"Le déjeuner sur l'herbe" de Manet, exposé du 5 avril au 3 juillet 2011 au musée d'Orsay à Paris
Edouard Manet (1832-1883) "est un phare de la peinture moderne, un grand peintre d'histoire qui a le sens du tragique et de la dérision", déclare à l'AFP Guy Cogeval, président du musée d'Orsay.
Jusqu'au 3 juillet, le musée présente près de 140 oeuvres de Manet dont 84 peintures, ainsi que des pastels, des aquarelles, des dessins, auxquels s'ajoutent une trentaine d'oeuvres d'artistes de son époque.
Cela faisait 28 ans que Manet n'avait pas eu de grande exposition à Paris, sa ville natale.
Monter une exposition autour de lui n'est pas chose facile même pour le musée d'Orsay qui possède plusieurs de ses chefs d'oeuvre. L'Etat français n'avait rien acheté à Manet de son vivant et ses tableaux ont été dispersés très vite à l'étranger. Certains ne voyagent quasiment plus.
Mort à 51 ans, Manet n'a peint que pendant vingt ans. "Il a laissé 400 tableaux alors que Claude Monet en a réalisé 3.000", relève Stéphane Guégan, commissaire de l'exposition.
Fils d'un haut-fonctionnaire du ministère de la Justice, Manet n'était pas prédestiné à une carrière de peintre. Mais après avoir échoué au concours de l'Ecole navale, il se forme dans l'atelier du peintre Thomas Couture, l'un des peintres officiels de la Seconde République.
En 1861, Manet montre au Salon le "Portrait de M. et Mme M.", un tableau émouvant de ses parents et notamment de son père affaibli par la maladie. L'accueil est frais.
Tout au long de sa carrière, l'ambitieux Manet n'aura de cesse de revenir au Salon en dépit des critiques, dans une soif de reconnaissance qu'il finira par obtenir à la fin de sa vie.
Mais les débuts du peintre sont marqués par les scandales. "Le déjeuner sur l'herbe" (1863), présenté au Salon des refusés, met en scène deux étudiants en paletot et deux naïdes dans un sous-bois. "Un sujet scabreux où le peintre fait référence à Raphaël et au Titien, voulant inscrire le monde moderne dans la grande tradition. Pour les critiques, c'était encore plus insupportable", souligne M. Guégan.
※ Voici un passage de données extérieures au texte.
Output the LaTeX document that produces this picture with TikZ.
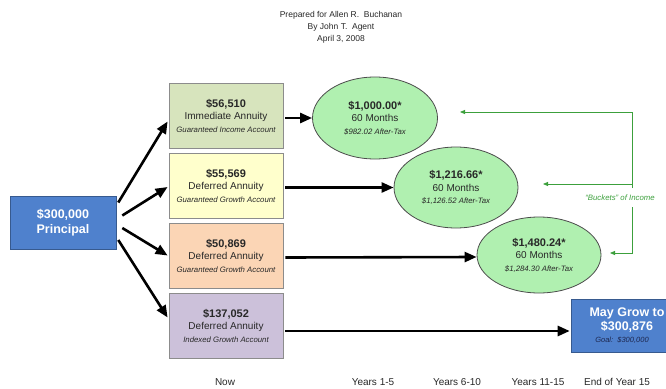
\documentclass[tikz,border=0pt]{standalone}
\usepackage{fontspec}
\setmainfont{Liberation Sans}
\usetikzlibrary{arrows.meta,shapes.geometric,calc}
\definecolor{princ}{RGB}{79,129,205}
\definecolor{bxA}{RGB}{215,228,189}
\definecolor{bxB}{RGB}{255,255,204}
\definecolor{bxC}{RGB}{251,213,181}
\definecolor{bxD}{RGB}{204,193,218}
\definecolor{ellfill}{RGB}{176,240,176}
\definecolor{bucket}{RGB}{60,160,60}
\definecolor{txt}{RGB}{40,40,40}
\definecolor{goalc}{RGB}{30,40,80}
\begin{document}
\begin{tikzpicture}[x=1pt,y=-1pt,
  acct/.style={draw=black!45, line width=0.8pt, minimum width=114pt, minimum height=65pt,
    inner sep=0pt, align=center, text=txt, font=\fontsize{10}{12.5}\selectfont},
  bluebox/.style={fill=princ, draw=princ!70!black, line width=0.6pt, text=white,
    inner sep=0pt, align=center, font=\bfseries\fontsize{12.5}{14.5}\selectfont},
  pay/.style={ellipse, draw=black!70, line width=0.8pt, fill=ellfill, minimum width=125pt,
    minimum height=82pt, inner sep=0pt, align=center, text=txt, font=\fontsize{10}{12.5}\selectfont},
  bigarrow/.style={line width=2.6pt, -{Triangle[length=12pt,width=10pt]}},
  greenarrow/.style={draw=bucket, line width=0.8pt, -{Triangle[length=5pt,width=4pt]}},
  hdr/.style={align=center, text=txt, font=\fontsize{8.5}{12}\selectfont},
  axislbl/.style={text=txt, font=\fontsize{10}{12}\selectfont},
  ttl/.style={font=\bfseries\fontsize{11}{12.5}\selectfont},
  sub/.style={font=\itshape\fontsize{7.8}{12.5}\selectfont}
]
\clip (0,0) rectangle (666,388);
\fill[white] (0,0) rectangle (666,388);

% header
\node[hdr] (head) at (341,27) {Prepared for Allen R.\ \ Buchanan\\By John T.\ \ Agent\\April 3, 2008};

% principal
\node[bluebox, minimum width=106pt, minimum height=53pt] (pr) at (63,222.5) {\$300,000\\Principal};

% accounts
\node[acct, fill=bxA] (b1) at (226,115.5)
  {{\bfseries\fontsize{11}{12.5}\selectfont \$56,510}\\Immediate Annuity\\{\itshape\fontsize{7.8}{12.5}\selectfont Guaranteed Income Account}};
\node[acct, fill=bxB] (b2) at (226,185.5)
  {{\bfseries\fontsize{11}{12.5}\selectfont \$55,569}\\Deferred Annuity\\{\itshape\fontsize{7.8}{12.5}\selectfont Guaranteed Growth Account}};
\node[acct, fill=bxC] (b3) at (226,255.5)
  {{\bfseries\fontsize{11}{12.5}\selectfont \$50,869}\\Deferred Annuity\\{\itshape\fontsize{7.8}{12.5}\selectfont Guaranteed Growth Account}};
\node[acct, fill=bxD] (b4) at (226,325.5)
  {{\bfseries\fontsize{11}{12.5}\selectfont \$137,052}\\Deferred Annuity\\{\itshape\fontsize{7.8}{12.5}\selectfont Indexed Growth Account}};

% payouts
\node[pay] (e1) at (375,118)
  {{\bfseries\fontsize{11}{12.5}\selectfont \$1,000.00*}\\60 Months\\{\itshape\fontsize{7.8}{12.5}\selectfont \$982.02 After-Tax}};
\node[pay, minimum width=124pt, minimum height=81pt] (e2) at (456,187.5)
  {{\bfseries\fontsize{11}{12.5}\selectfont \$1,216.66*}\\60 Months\\{\itshape\fontsize{7.8}{12.5}\selectfont \$1,126.52 After-Tax}};
\node[pay, minimum width=124pt, minimum height=76pt] (e3) at (539,255)
  {{\bfseries\fontsize{11}{12.5}\selectfont \$1,480.24*}\\60 Months\\{\itshape\fontsize{7.8}{12.5}\selectfont \$1,284.30 After-Tax}};

% growth
\node[bluebox, minimum width=112pt, minimum height=53pt] (may) at (627,325.5)
  {May Grow to\\\$300,876\\[-3pt]{\mdseries\itshape\color{goalc}\fontsize{7.5}{8}\selectfont Goal:\ \ \$300,000\hspace*{10pt}}};

% principal arrows
\draw[bigarrow] ($(pr.east)+(2,-20)$) -- ($(b1.west)+(-1,6)$);
\draw[bigarrow] ($(pr.east)+(6,-7)$) -- ($(b2.west)+(-1,1.5)$);
\draw[bigarrow] ($(pr.east)+(6,5.5)$) -- ($(b3.west)+(-1,0)$);
\draw[bigarrow] ($(pr.east)+(2,17.5)$) -- ($(b4.west)+(-1,-8)$);

% account arrows
\draw[bigarrow] ($(b1.east)+(2,2.5)$) -- (e1.west);
\draw[bigarrow] ($(b2.east)+(2,2)$) -- (e2.west);
\draw[bigarrow] ($(b3.east)+(2,2)$) -- ($(e3.west)+(0,2)$);
\draw[bigarrow] ($(b4.east)+(2,5.5)$) -- ($(may.west)+(-1,5.5)$);

% buckets of income
\node[text=bucket, font=\itshape\fontsize{7.8}{9}\selectfont] (bk) at (620,198) {``Buckets'' of Income};
\coordinate (gvTop) at (632,112);
\coordinate (gvGapA) at (632,188);
\coordinate (gvMid) at (632,184);
\coordinate (gvGapB) at (632,207);
\coordinate (gvBot) at (632,253);
\coordinate (t1) at (460,112);
\coordinate (t2) at (543,184);
\coordinate (t3) at (610,253);
\draw[greenarrow] (gvGapA) -- (gvTop) -- (t1);
\draw[greenarrow] (gvMid) -- (t2);
\draw[greenarrow] (gvGapB) -- (gvBot) -- (t3);

% time axis labels
\node[axislbl] (now) at (225,382) {Now};
\node[axislbl] (y1) at (373,382) {Years 1-5};
\node[axislbl] (y2) at (457,382) {Years 6-10};
\node[axislbl] (y3) at (538,382) {Years 11-15};
\node[axislbl] (y4) at (617,382) {End of Year 15};
\end{tikzpicture}
\end{document}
Le modèle Victorine Meurent y pose nue. Deux ans plus tard, la jeune femme rousse incarne "Olympia", la courtisane qui cache de sa main ce que la décence interdit de montrer, tandis qu'un chat noir à la queue dressée veille à ses pieds. Le tableau est montré au Salon de 1865 avec "Le Christ moqué par les soldats". Tous deux déclenchent la polémique.
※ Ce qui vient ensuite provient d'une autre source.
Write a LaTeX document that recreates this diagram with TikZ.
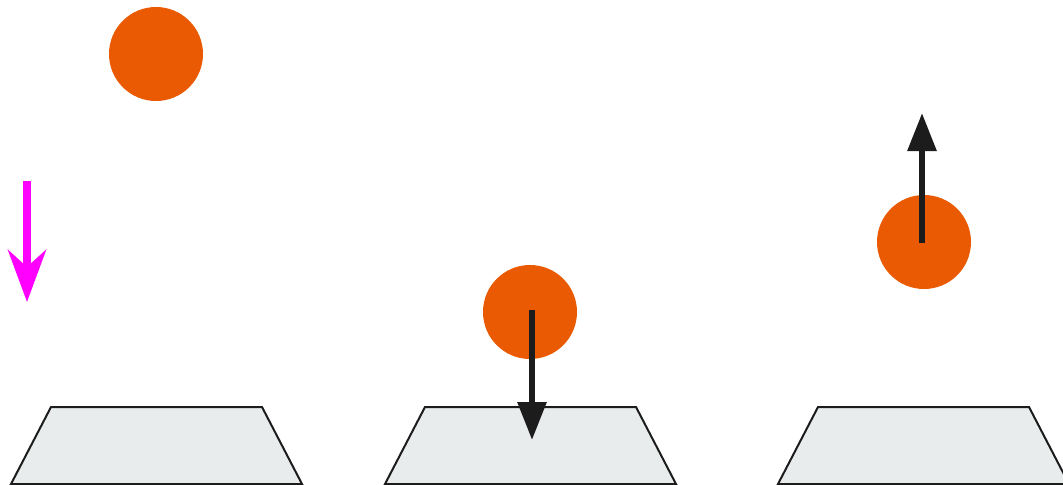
\documentclass[tikz,border=0pt]{standalone}
\usepackage{tikz}
\usetikzlibrary{arrows.meta}
\definecolor{ballorange}{HTML}{E95A02}
\definecolor{floorgray}{HTML}{E8ECEC}
\definecolor{arrowblack}{HTML}{1C1C1C}
\definecolor{gravitypink}{RGB}{255,0,255}

\begin{document}
\begin{tikzpicture}[
    x=0.75pt, y=-0.75pt,
    ball/.style={circle, fill=ballorange, minimum size=70.5pt, inner sep=0pt},
    floor/.style={draw=arrowblack, fill=floorgray, line width=1.5pt, line join=miter},
    gravity/.style={-{Stealth[length=39pt, width=28.5pt, inset=12.75pt]}, line width=6pt, gravitypink},
    velocity/.style={-{Triangle[length=28.5pt, width=21pt]}, line width=4.5pt, arrowblack},
]
\useasboundingbox (0,0) rectangle (1063,485);
\clip (0,0) rectangle (1063,485);

% floors
\foreach \dx in {0,374,767}
  \draw[floor] (11+\dx,484) -- (51+\dx,407) -- (262+\dx,407) -- (302+\dx,484) -- cycle;

% balls
\node[ball] (ballA) at (156,54) {};
\node[ball] (ballB) at (530,312) {};
\node[ball] (ballC) at (924,242) {};

% arrows
\coordinate (gtop) at (27,181);
\coordinate (gbot) at (27,302);
\coordinate (vdown) at (532,440);
\coordinate (vup) at (922,113);

\draw[gravity] (gtop) -- (gbot);
\draw[velocity] (ballB.center) ++(2,-2) -- (vdown);
\draw[velocity] (ballC.center) ++(-2,1) -- (vup);

\end{tikzpicture}
\end{document}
Déjà influencé par l'hispanisme, Manet découvre les Velasquez du Prado. Un choc. Pour donner plus de force à ses toiles, Manet n'hésite pas à les découper afin de recadrer le sujet: "Le torero mort" est d'une puissance rare.
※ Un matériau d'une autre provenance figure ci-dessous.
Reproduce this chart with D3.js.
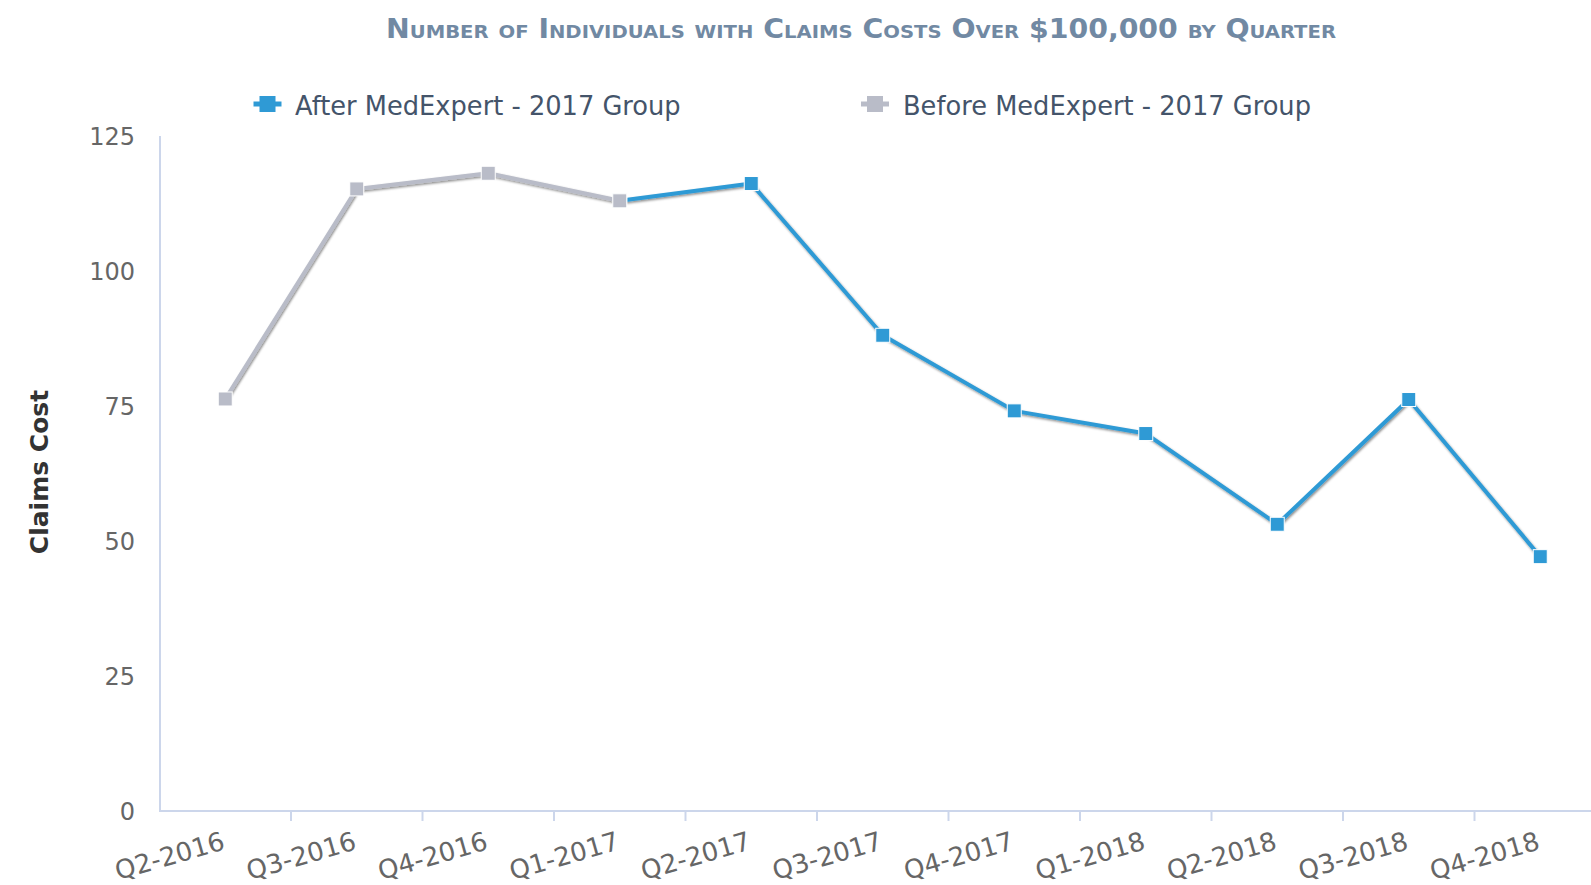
<!DOCTYPE html>
<html>
<head>
<meta charset="utf-8">
<script src="https://d3js.org/d3.v7.min.js"></script>
<style>
  body { margin: 0; background: #fff; }
  svg { display: block; font-family: "DejaVu Sans", Verdana, sans-serif; }
  .axis-line { stroke: #ccd6eb; stroke-width: 2; fill: none; }
  .ylab { fill: #666; font-size: 24px; }
  .xlab { fill: #666; font-size: 26px; }
  .legend-text { fill: #44546a; font-size: 25.7px; }
</style>
</head>
<body>
<div id="chart"></div>
<script>
// data
var quarters = ["Q2-2016", "Q3-2016", "Q4-2016", "Q1-2017", "Q2-2017", "Q3-2017",
                "Q4-2017", "Q1-2018", "Q2-2018", "Q3-2018", "Q4-2018"];
var afterValues  = [null, null, null, 113.0, 116.2, 88.1, 74.1, 69.9, 53.1, 76.2, 47.1];
var beforeValues = [76.3, 115.2, 118.1, 113.0, null, null, null, null, null, null, null];
var yTicks = [0, 25, 50, 75, 100, 125];
var seriesNames = ["After MedExpert - 2017 Group", "Before MedExpert - 2017 Group"];
var seriesColors = ["#2f9ad5", "#b9bcc8"];

var w = 1591, h = 885;

var svg = d3.select("#chart").append("svg")
  .attr("width", w)
  .attr("height", h);

var defs = svg.append("defs");
defs.append("filter").attr("id", "shadow")
  .attr("x", "-10%").attr("y", "-10%").attr("width", "120%").attr("height", "120%")
  .append("feDropShadow")
  .attr("dx", 1).attr("dy", 1.5).attr("stdDeviation", 1.2)
  .attr("flood-color", "#000").attr("flood-opacity", 0.45);

// scales
var x = d3.scaleBand().domain(quarters).range([159.5, 1606]);
var y = d3.scaleLinear().domain([0, 125]).range([811, 136]);
var cx = function (q) { return x(q) + x.bandwidth() / 2; };

// title
svg.append("text")
  .attr("x", 861).attr("y", 38)
  .attr("text-anchor", "middle")
  .attr("textLength", 950).attr("lengthAdjust", "spacingAndGlyphs")
  .style("font-family", "'Liberation Sans Narrow', 'DejaVu Sans Condensed', sans-serif")
  .style("font-weight", "bold")
  .style("font-variant", "small-caps")
  .style("font-size", "26px")
  .style("fill", "#7189a3")
  .text("Number of Individuals with Claims Costs Over $100,000 by Quarter");

// legend
var legendPos = [[267.5, 295], [875, 903]];
seriesNames.forEach(function (name, i) {
  var g = svg.append("g");
  g.append("line")
    .attr("x1", legendPos[i][0] - 14).attr("x2", legendPos[i][0] + 14)
    .attr("y1", 104).attr("y2", 104)
    .attr("stroke", seriesColors[i]).attr("stroke-width", 5);
  g.append("rect")
    .attr("x", legendPos[i][0] - 8).attr("y", 96)
    .attr("width", 16).attr("height", 16)
    .attr("fill", seriesColors[i]);
  g.append("text")
    .attr("class", "legend-text")
    .attr("x", legendPos[i][1]).attr("y", 115)
    .text(name);
});

// y axis
svg.append("line").attr("class", "axis-line")
  .attr("x1", 160).attr("x2", 160).attr("y1", 136).attr("y2", 811);
svg.selectAll(".ylab").data(yTicks).enter().append("text")
  .attr("class", "ylab")
  .attr("x", 135)
  .attr("y", function (d) { return y(d); })
  .attr("dy", "0.36em")
  .attr("text-anchor", "end")
  .text(function (d) { return d; });

svg.append("text")
  .attr("transform", "translate(48," + 472 + ") rotate(-90)")
  .attr("text-anchor", "middle")
  .style("font-weight", "bold")
  .style("font-size", "25px")
  .style("fill", "#333")
  .text("Claims Cost");

// x axis
svg.append("line").attr("class", "axis-line")
  .attr("x1", 159).attr("x2", w).attr("y1", 811).attr("y2", 811);
svg.selectAll(".xtick").data(quarters.slice(1)).enter().append("line")
  .attr("class", "axis-line xtick")
  .attr("x1", function (d) { return x(d); })
  .attr("x2", function (d) { return x(d); })
  .attr("y1", 811).attr("y2", 821);
svg.selectAll(".xlab").data(quarters).enter().append("text")
  .attr("class", "xlab")
  .attr("text-anchor", "end")
  .attr("transform", function (d) { return "translate(" + (cx(d) + 1) + ",849) rotate(-16)"; })
  .text(function (d) { return d; });

// series: after first, before drawn on top
var line = d3.line()
  .defined(function (d) { return d.v != null; })
  .x(function (d) { return cx(d.q); })
  .y(function (d) { return y(d.v); });

[afterValues, beforeValues].forEach(function (vals, i) {
  var pts = quarters.map(function (q, j) { return { q: q, v: vals[j] }; });
  svg.append("path")
    .datum(pts)
    .attr("d", line)
    .attr("fill", "none")
    .attr("stroke", seriesColors[i])
    .attr("stroke-width", 4)
    .attr("stroke-linejoin", "round")
    .attr("filter", "url(#shadow)");
  svg.selectAll(".m" + i)
    .data(pts.filter(function (d) { return d.v != null; }))
    .enter().append("rect")
    .attr("class", "m" + i)
    .attr("x", function (d) { return cx(d.q) - 7; })
    .attr("y", function (d) { return y(d.v) - 7; })
    .attr("width", 14).attr("height", 14)
    .attr("fill", seriesColors[i])
    .attr("stroke", "#fff").attr("stroke-width", 1);
});
</script>
</body>
</html>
Invité à participer à la première exposition des "impressionnistes" en 1874, Manet décline l'invitation. Il est plus âgé qu'eux et ne sent pas la nécessité de rejoindre le mouvement. A leur contact cependant, sa palette s'éclaircit et devient plus vibrante.
L'année 1879 marque un tournant avec l'arrivée des radicaux au pouvoir. Le Salon change d'atmosphère. Manet peint "Chez le Père Lathuille", un sujet badin qui plaît.
Il se concentre sur les sujets féminins, brosse des portraits de Parisiennes bien ancrées dans leur époque. Déjà malade, il réalise des pastels subtils.
Fervent républicain, Manet est aussi un peintre d'histoire. L'exposition s'achève sur "L'évasion d'Henri Rochefort" (1880), un tableau qui célèbre la fuite en bateau de cet opposant à Napoléon III en 1874.